(begin)
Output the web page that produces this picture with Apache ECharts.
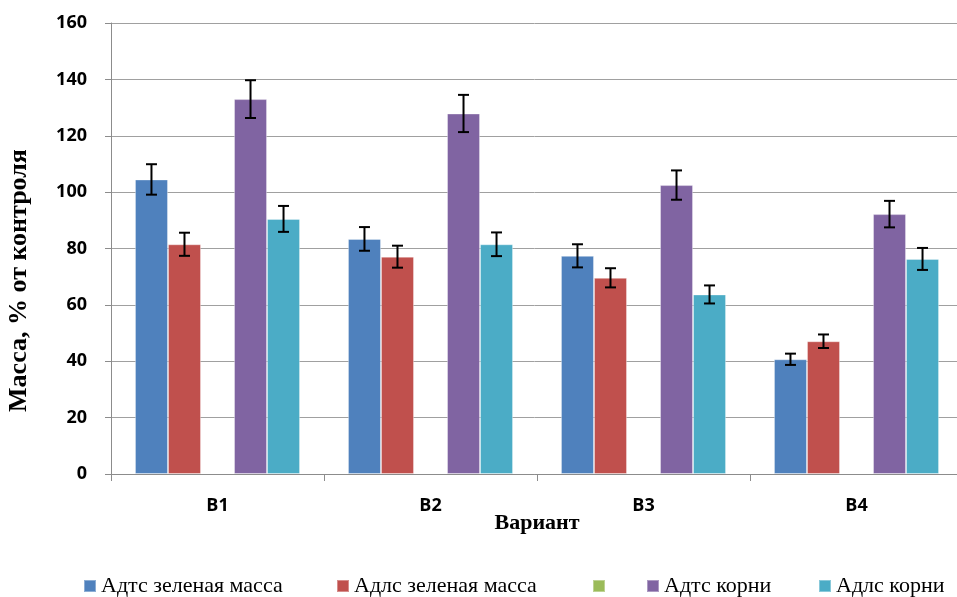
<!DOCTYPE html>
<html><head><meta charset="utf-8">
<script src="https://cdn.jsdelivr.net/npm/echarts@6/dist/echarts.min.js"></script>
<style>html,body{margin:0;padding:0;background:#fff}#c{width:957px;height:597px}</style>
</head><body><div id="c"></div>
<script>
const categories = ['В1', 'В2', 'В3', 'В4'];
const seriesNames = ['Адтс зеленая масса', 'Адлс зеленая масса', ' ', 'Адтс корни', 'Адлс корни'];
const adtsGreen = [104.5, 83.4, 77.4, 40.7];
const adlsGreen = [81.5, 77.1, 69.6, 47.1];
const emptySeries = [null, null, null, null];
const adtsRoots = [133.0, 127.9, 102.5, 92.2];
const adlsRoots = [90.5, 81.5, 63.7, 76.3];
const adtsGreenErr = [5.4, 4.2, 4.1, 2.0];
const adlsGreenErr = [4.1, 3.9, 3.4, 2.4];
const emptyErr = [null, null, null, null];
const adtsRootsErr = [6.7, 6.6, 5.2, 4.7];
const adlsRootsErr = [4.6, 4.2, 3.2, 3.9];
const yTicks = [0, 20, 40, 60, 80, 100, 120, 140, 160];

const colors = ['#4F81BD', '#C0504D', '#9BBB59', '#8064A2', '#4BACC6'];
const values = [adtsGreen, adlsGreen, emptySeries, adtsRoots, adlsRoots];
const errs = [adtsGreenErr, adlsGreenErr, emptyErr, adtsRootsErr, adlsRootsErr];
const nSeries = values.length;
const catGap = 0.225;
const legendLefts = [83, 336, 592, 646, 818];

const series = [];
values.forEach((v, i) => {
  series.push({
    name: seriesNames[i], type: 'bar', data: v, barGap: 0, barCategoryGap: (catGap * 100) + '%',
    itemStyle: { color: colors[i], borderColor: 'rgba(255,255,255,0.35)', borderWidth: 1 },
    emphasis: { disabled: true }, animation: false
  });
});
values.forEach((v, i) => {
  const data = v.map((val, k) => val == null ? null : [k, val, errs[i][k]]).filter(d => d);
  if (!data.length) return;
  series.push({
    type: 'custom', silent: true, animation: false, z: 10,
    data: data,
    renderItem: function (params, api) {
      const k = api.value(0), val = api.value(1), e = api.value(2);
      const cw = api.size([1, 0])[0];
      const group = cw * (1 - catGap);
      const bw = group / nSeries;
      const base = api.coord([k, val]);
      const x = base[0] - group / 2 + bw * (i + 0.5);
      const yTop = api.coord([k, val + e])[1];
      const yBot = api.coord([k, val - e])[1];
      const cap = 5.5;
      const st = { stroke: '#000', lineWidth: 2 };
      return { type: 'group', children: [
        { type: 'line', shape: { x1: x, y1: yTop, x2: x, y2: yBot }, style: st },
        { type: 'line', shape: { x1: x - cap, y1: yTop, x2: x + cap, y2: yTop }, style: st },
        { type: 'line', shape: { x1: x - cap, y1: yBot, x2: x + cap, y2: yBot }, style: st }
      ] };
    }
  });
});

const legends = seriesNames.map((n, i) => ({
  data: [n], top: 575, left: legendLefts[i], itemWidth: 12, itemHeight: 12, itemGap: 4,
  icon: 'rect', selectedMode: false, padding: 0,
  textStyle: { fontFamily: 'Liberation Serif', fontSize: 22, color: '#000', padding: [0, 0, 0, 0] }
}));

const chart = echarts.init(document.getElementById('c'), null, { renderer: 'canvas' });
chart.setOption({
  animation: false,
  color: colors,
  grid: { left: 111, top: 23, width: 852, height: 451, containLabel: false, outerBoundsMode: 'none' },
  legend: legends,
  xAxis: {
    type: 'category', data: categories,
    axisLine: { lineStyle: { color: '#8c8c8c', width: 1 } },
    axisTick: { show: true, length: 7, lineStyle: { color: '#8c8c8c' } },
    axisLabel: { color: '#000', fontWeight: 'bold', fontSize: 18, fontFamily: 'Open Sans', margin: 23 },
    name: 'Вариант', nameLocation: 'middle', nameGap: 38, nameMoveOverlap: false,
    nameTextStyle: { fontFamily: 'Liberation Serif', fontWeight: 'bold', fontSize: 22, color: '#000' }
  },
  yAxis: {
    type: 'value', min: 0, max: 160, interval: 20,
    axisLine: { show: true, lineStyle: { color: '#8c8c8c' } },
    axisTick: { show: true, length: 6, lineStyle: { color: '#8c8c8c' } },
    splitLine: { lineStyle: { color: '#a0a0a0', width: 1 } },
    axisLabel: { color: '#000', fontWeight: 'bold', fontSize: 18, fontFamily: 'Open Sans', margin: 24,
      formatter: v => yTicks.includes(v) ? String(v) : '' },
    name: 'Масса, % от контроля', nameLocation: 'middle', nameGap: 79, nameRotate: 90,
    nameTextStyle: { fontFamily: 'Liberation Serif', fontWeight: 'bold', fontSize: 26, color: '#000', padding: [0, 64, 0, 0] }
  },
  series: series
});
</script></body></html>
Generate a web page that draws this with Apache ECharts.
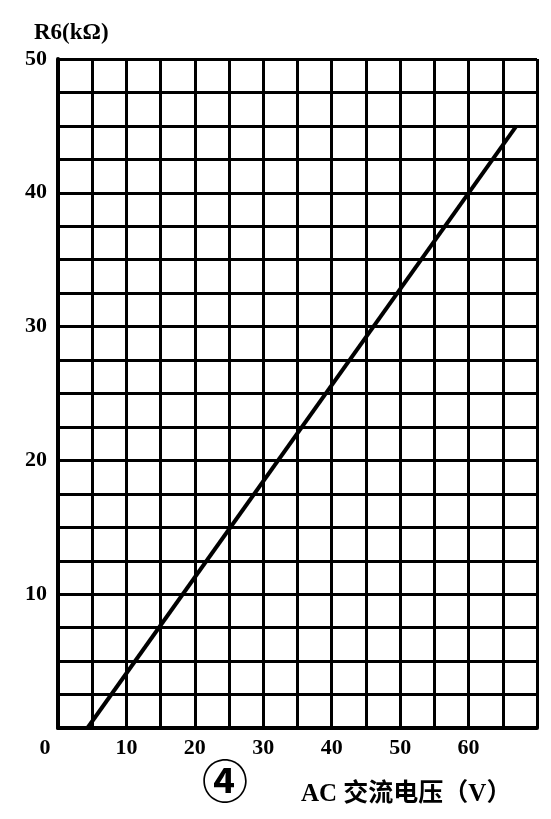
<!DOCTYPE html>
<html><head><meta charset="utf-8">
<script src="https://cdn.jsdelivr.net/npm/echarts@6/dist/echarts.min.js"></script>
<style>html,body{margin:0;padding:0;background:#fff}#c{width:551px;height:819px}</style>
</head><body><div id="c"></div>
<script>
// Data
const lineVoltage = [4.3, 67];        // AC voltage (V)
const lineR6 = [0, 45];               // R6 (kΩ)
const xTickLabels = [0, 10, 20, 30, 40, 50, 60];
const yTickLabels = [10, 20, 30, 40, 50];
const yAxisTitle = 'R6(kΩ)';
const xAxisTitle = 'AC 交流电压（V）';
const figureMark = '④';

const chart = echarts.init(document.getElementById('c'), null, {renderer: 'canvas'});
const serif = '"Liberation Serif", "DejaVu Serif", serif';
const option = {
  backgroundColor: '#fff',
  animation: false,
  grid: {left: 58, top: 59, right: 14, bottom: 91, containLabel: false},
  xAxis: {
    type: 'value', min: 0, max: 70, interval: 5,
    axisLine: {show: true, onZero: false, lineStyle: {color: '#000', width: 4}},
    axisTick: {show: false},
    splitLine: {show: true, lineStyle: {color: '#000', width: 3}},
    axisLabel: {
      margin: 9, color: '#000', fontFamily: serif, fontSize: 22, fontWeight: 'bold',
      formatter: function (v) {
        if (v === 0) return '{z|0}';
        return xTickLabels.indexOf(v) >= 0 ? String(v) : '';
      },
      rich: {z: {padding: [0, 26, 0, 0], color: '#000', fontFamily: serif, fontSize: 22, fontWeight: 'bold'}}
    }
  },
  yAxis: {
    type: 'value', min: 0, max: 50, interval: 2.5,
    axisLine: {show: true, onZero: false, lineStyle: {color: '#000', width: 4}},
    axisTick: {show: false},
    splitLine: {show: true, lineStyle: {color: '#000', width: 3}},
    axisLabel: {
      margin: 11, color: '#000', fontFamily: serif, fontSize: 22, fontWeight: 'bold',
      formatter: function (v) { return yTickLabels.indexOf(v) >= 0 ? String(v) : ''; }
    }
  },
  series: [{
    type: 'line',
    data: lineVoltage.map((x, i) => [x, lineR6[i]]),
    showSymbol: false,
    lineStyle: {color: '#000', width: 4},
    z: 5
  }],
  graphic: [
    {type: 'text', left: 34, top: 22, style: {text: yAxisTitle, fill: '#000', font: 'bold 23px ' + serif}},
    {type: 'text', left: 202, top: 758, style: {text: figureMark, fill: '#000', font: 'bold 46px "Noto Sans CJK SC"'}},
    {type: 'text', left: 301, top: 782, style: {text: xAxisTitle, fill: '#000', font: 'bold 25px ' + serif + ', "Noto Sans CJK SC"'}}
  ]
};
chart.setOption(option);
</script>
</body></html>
(end)
Given instruction
Except for the pictures, write out exactly the lines from the line that contains "Generate a web" through the line that contains "const figureMark = '④';", including both.

Expected output
Generate a web page that draws this with Apache ECharts.
<!DOCTYPE html>
<html><head><meta charset="utf-8">
<script src="https://cdn.jsdelivr.net/npm/echarts@6/dist/echarts.min.js"></script>
<style>html,body{margin:0;padding:0;background:#fff}#c{width:551px;height:819px}</style>
</head><body><div id="c"></div>
<script>
// Data
const lineVoltage = [4.3, 67];        // AC voltage (V)
const lineR6 = [0, 45];               // R6 (kΩ)
const xTickLabels = [0, 10, 20, 30, 40, 50, 60];
const yTickLabels = [10, 20, 30, 40, 50];
const yAxisTitle = 'R6(kΩ)';
const xAxisTitle = 'AC 交流电压（V）';
const figureMark = '④';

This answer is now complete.